### Short task
Extract word for word the lines of the listing from its start to the line holding "const inclinedStress = [62.9, 67.7];", both ends kept; pictures are not part of the copy.
======== Provided data ========
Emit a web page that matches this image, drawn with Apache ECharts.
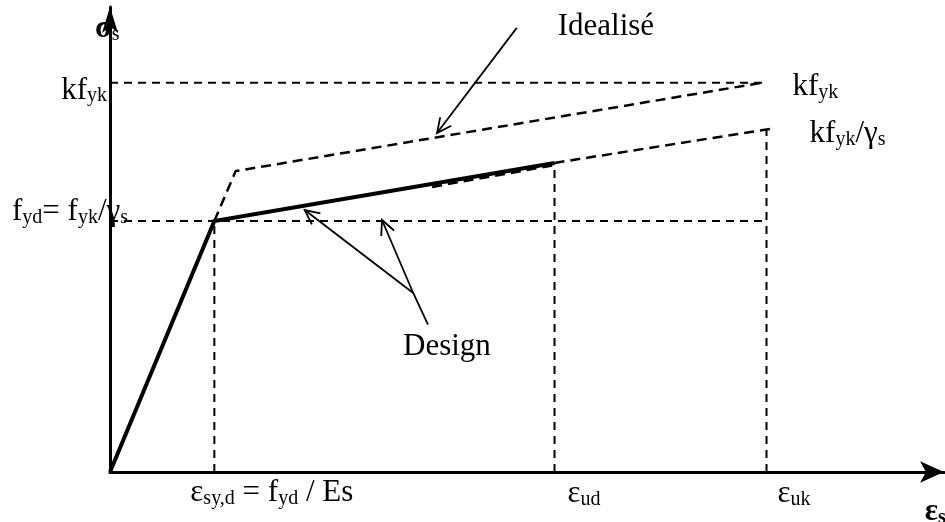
<!DOCTYPE html>
<html>
<head>
<meta charset="utf-8">
<title>Diagramme contrainte-déformation de l'acier</title>
<script src="https://cdn.jsdelivr.net/npm/echarts@6/dist/echarts.min.js"></script>
<style>
  html, body { margin: 0; padding: 0; background: #fff; }
  #chart { width: 945px; height: 522px; }
</style>
</head>
<body>
<div id="chart"></div>
<script>
// Key strain levels on the horizontal axis: ε_sy,d, ε_ud, ε_uk
const strainLevels = [12.7, 54.1, 79.9];
// Key stress levels on the vertical axis: f_yd, k·f_yk
const stressLevels = [55.4, 85.9];
// Heights reached by the vertical guides at ε_sy,d, ε_ud, ε_uk
const guideTops = [55.4, 68.2, 75.6];

// Design curve (solid): elastic branch then inclined branch up to ε_ud
const designStrain = [0, 12.7, 54.1];
const designStress = [0, 55.4, 68.2];
// Design inclined branch continued (dashed) up to k·f_yk/γs
const designTailStrain = [54.1, 81.0];
const designTailStress = [68.2, 75.9];
// Idealised characteristic curve (dashed)
const idealStrain = [12.7, 15.3, 79.4];
const idealStress = [55.4, 66.4, 85.9];
// Short dashed branch lying along the design line
const inclinedStrain = [39.2, 54.1];
const inclinedStress = [62.9, 67.7];

// Pointer lines: start, end, and whether an arrow head is drawn at the end
const pointerFrom = [[49.5, 98.0], [36.9, 39.5], [36.9, 39.5], [38.7, 32.5]];
const pointerTo   = [[39.8, 74.8], [23.7, 57.8], [33.1, 55.6], [36.9, 39.5]];
const pointerHead = [1, 1, 1, 0];

// Axis extents (the arrow tips sit at the ends)
const strainMax = 101.5;
const stressMax = 102.6;

// Texts (rich-text markup for subscripts)
const labelTexts = {
  sigma: '{b|σ}{s|s}',
  eps: '{b|ε}{sb|s}',
  kfykLeft: '{m|kf}{s|yk}',
  fyd: '{m|f}{s|yd}{m|= f}{s|yk}{m|/γ}{s|s}',
  kfykRight: '{m|kf}{s|yk}',
  kfykGamma: '{m|kf}{s|yk}{m|/γ}{s|s}',
  esyd: '{m|ε}{s|sy,d}{m| = f}{s|yd}{m| / Es}',
  eud: '{m|ε}{s|ud}',
  euk: '{m|ε}{s|uk}',
  ideal: '{m|Idealisé}',
  design: '{m|Design}'
};

const FONT = '"Liberation Serif", "Times New Roman", Times, serif';
const rich = {
  m:  { fontFamily: FONT, fontSize: 31, lineHeight: 34, color: '#000', verticalAlign: 'bottom' },
  s:  { fontFamily: FONT, fontSize: 20, lineHeight: 18, color: '#000', verticalAlign: 'bottom' },
  b:  { fontFamily: FONT, fontSize: 31, lineHeight: 34, color: '#000', fontWeight: 'bold', verticalAlign: 'bottom' },
  sb: { fontFamily: FONT, fontSize: 20, lineHeight: 18, color: '#000', fontWeight: 'bold', verticalAlign: 'bottom' }
};

const pair = (xs, ys) => xs.map((x, i) => [x, ys[i]]);

const [eSy, eUd, eUk] = strainLevels;
const [fYd, kfYk] = stressLevels;

// Text anchors (data coordinates) with pixel offsets for placement
function textItem(value, text, dx, dy, align) {
  return {
    value: value,
    label: {
      show: true,
      formatter: text,
      position: [dx, dy],
      align: align || 'left',
      verticalAlign: 'middle',
      color: '#000',
      opacity: 1,
      textBorderWidth: 0,
      rich: rich
    }
  };
}

const texts = [
  textItem([0, 100], labelTexts.sigma, -15, 8.5),
  textItem([100, 0], labelTexts.eps, -7, 38.5),
  textItem([0, kfYk], labelTexts.kfykLeft, -3, 6.5, 'right'),
  textItem([0, fYd], labelTexts.fyd, -98, -10.5),
  textItem([idealStrain[2], idealStress[2]], labelTexts.kfykRight, 30, 3),
  textItem([designTailStrain[1], designTailStress[1]], labelTexts.kfykGamma, 34, 4.5),
  textItem([eSy, 0], labelTexts.esyd, -24, 19.5),
  textItem([eUd, 0], labelTexts.eud, 13, 20.5),
  textItem([eUk, 0], labelTexts.euk, 11, 20.5),
  textItem(pointerFrom[0], labelTexts.ideal, 41, -2.5),
  textItem(pointerFrom[3], labelTexts.design, -25, 20.5)
];

const refStyle = { color: '#000', width: 2, type: [8, 6] };
const guideLines = [];
// vertical guides from the strain axis
strainLevels.forEach((e, i) => {
  guideLines.push({
    type: 'line', data: [[e, 0], [e, guideTops[i]]], symbol: 'none',
    lineStyle: refStyle, silent: true, z: 2
  });
});
// horizontal guides from the stress axis
guideLines.push({
  type: 'line', data: [[0, fYd], [eUk, fYd]], symbol: 'none', lineStyle: refStyle, silent: true, z: 2
});
guideLines.push({
  type: 'line', data: [[0, kfYk], [idealStrain[2], kfYk]], symbol: 'none', lineStyle: refStyle, silent: true, z: 2
});

const pointerData = pointerFrom.map((p, i) => [p[0], p[1], pointerTo[i][0], pointerTo[i][1], pointerHead[i]]);

function renderPointer(params, api) {
  const a = api.coord([api.value(0), api.value(1)]);
  const b = api.coord([api.value(2), api.value(3)]);
  const children = [{
    type: 'line',
    shape: { x1: a[0], y1: a[1], x2: b[0], y2: b[1] },
    style: { stroke: '#000', lineWidth: 1.8 }
  }];
  if (api.value(4)) {
    const ang = Math.atan2(b[1] - a[1], b[0] - a[0]);
    const L = 16, spread = 0.45;
    children.push({
      type: 'polyline',
      shape: {
        points: [
          [b[0] - L * Math.cos(ang - spread), b[1] - L * Math.sin(ang - spread)],
          [b[0], b[1]],
          [b[0] - L * Math.cos(ang + spread), b[1] - L * Math.sin(ang + spread)]
        ]
      },
      style: { stroke: '#000', lineWidth: 1.8, fill: null }
    });
  }
  return { type: 'group', children: children };
}

const axisCommon = {
  type: 'value', min: 0,
  axisTick: { show: false }, axisLabel: { show: false }, splitLine: { show: false },
  axisLine: {
    show: true, onZero: false,
    symbol: ['none', 'arrow'],
    lineStyle: { color: '#000', width: 3 }
  }
};

const chart = echarts.init(document.getElementById('chart'), null, { renderer: 'canvas' });
chart.setOption({
  animation: false,
  backgroundColor: '#fff',
  grid: { left: 110, right: 1, top: 7, bottom: 50 },
  xAxis: Object.assign({}, axisCommon, {
    max: strainMax,
    axisLine: Object.assign({}, axisCommon.axisLine, { symbolSize: [16, 24] })
  }),
  yAxis: Object.assign({}, axisCommon, {
    max: stressMax,
    axisLine: Object.assign({}, axisCommon.axisLine, { symbolSize: [12, 26] })
  }),
  series: guideLines.concat([
    {
      type: 'line', data: pair(idealStrain, idealStress), symbol: 'none', silent: true, z: 3,
      lineStyle: { color: '#000', width: 2.5, type: [10, 6] }
    },
    {
      type: 'line', data: pair(designTailStrain, designTailStress), symbol: 'none', silent: true, z: 3,
      lineStyle: { color: '#000', width: 2.5, type: [10, 6] }
    },
    {
      type: 'line', data: pair(inclinedStrain, inclinedStress), symbol: 'none', silent: true, z: 3,
      lineStyle: { color: '#000', width: 2.5, type: [10, 6] }
    },
    {
      type: 'line', data: pair(designStrain, designStress), symbol: 'none', silent: true, z: 4,
      lineStyle: { color: '#000', width: 4, join: 'miter' }
    },
    {
      type: 'custom', renderItem: renderPointer, data: pointerData, silent: true, z: 5,
      encode: { x: [0, 2], y: [1, 3] }
    },
    {
      type: 'scatter', data: texts, symbolSize: 0, itemStyle: { color: '#000' },
      silent: true, z: 6
    }
  ])
});
</script>
</body>
</html>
========
### Task output
Emit a web page that matches this image, drawn with Apache ECharts.
<!DOCTYPE html>
<html>
<head>
<meta charset="utf-8">
<title>Diagramme contrainte-déformation de l'acier</title>
<script src="https://cdn.jsdelivr.net/npm/echarts@6/dist/echarts.min.js"></script>
<style>
  html, body { margin: 0; padding: 0; background: #fff; }
  #chart { width: 945px; height: 522px; }
</style>
</head>
<body>
<div id="chart"></div>
<script>
// Key strain levels on the horizontal axis: ε_sy,d, ε_ud, ε_uk
const strainLevels = [12.7, 54.1, 79.9];
// Key stress levels on the vertical axis: f_yd, k·f_yk
const stressLevels = [55.4, 85.9];
// Heights reached by the vertical guides at ε_sy,d, ε_ud, ε_uk
const guideTops = [55.4, 68.2, 75.6];

// Design curve (solid): elastic branch then inclined branch up to ε_ud
const designStrain = [0, 12.7, 54.1];
const designStress = [0, 55.4, 68.2];
// Design inclined branch continued (dashed) up to k·f_yk/γs
const designTailStrain = [54.1, 81.0];
const designTailStress = [68.2, 75.9];
// Idealised characteristic curve (dashed)
const idealStrain = [12.7, 15.3, 79.4];
const idealStress = [55.4, 66.4, 85.9];
// Short dashed branch lying along the design line
const inclinedStrain = [39.2, 54.1];
const inclinedStress = [62.9, 67.7];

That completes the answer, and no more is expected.